= Israel Schorr =

American singer

Israel Schorr (1886 - April 9, 1935) was a prominent cantor during the Golden Age of Hazzanut. Born in Khyriv, the Polish region of Galicia then part of the Austro-Hungarian Empire to a Hasidic family, Schorr began his career as a boy, singing soprano in the courts of various Hasidic masters, notably the Rebbe (Grand Rabbi) of Rymanow. In 1904, Schorr replaced his distant relative Hazzan Boruch Schorr as the official cantor for the rebbe of Rymanów.

During World War I, Schorr served in the Imperial army of the Austro-Hungarian Empire. After the war, he took various cantorial posts in central and eastern Europe, including Brno in Czechoslovakia, Kraków in Poland and a brief stint in Zürich, Switzerland. With help from Congressman Sol Bloom of Chicago, Schorr emigrated to the United States in 1924 on an artist's visa to accept a position in Chicago. He later served in cantorial positions in New York City. Some of his family still live in New York, and the city of Boston. Massachusetts. He also performed frequently, including with the cantor Yossele Rosenblatt. Schorr had a baritone voice and in the mid-1920s declined an offer to perform in vaudeville. His father Morris Schorr was also a famous cantor in New York.

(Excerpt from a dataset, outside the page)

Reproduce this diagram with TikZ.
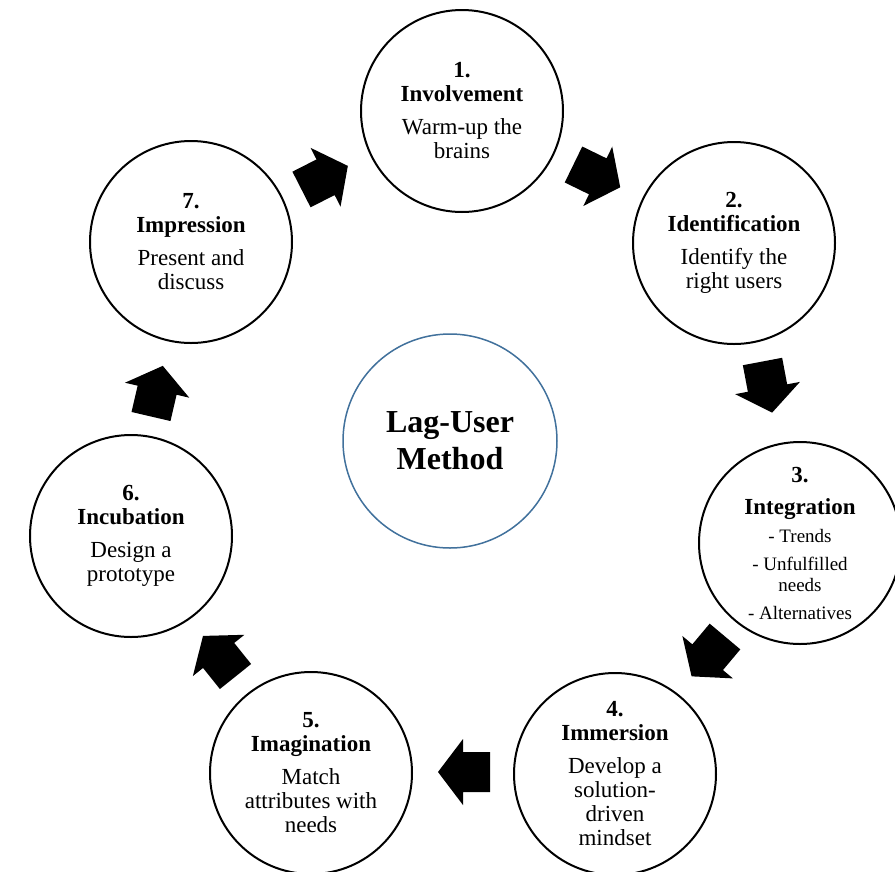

Apart from performing the traditional pieces of the Jewish liturgy, Schorr also wrote liturgical pieces. He introduced improvisational lines to the pieces, many of which were later adopted by other prominent cantors. His best-known piece in this style is Sheyibone Beis HaMikdosh, which was modified by Cantor Moshe Koussevitzky.

He was married to Mina Pinczowski Schorr and had two sons and four daughters. Schorr died prematurely of a heart condition in 1935.
His son, Morris Schorr, went on to become a cantor in Elizabeth, New Jersey. He was one of the founding members of the Cantor's Assembly.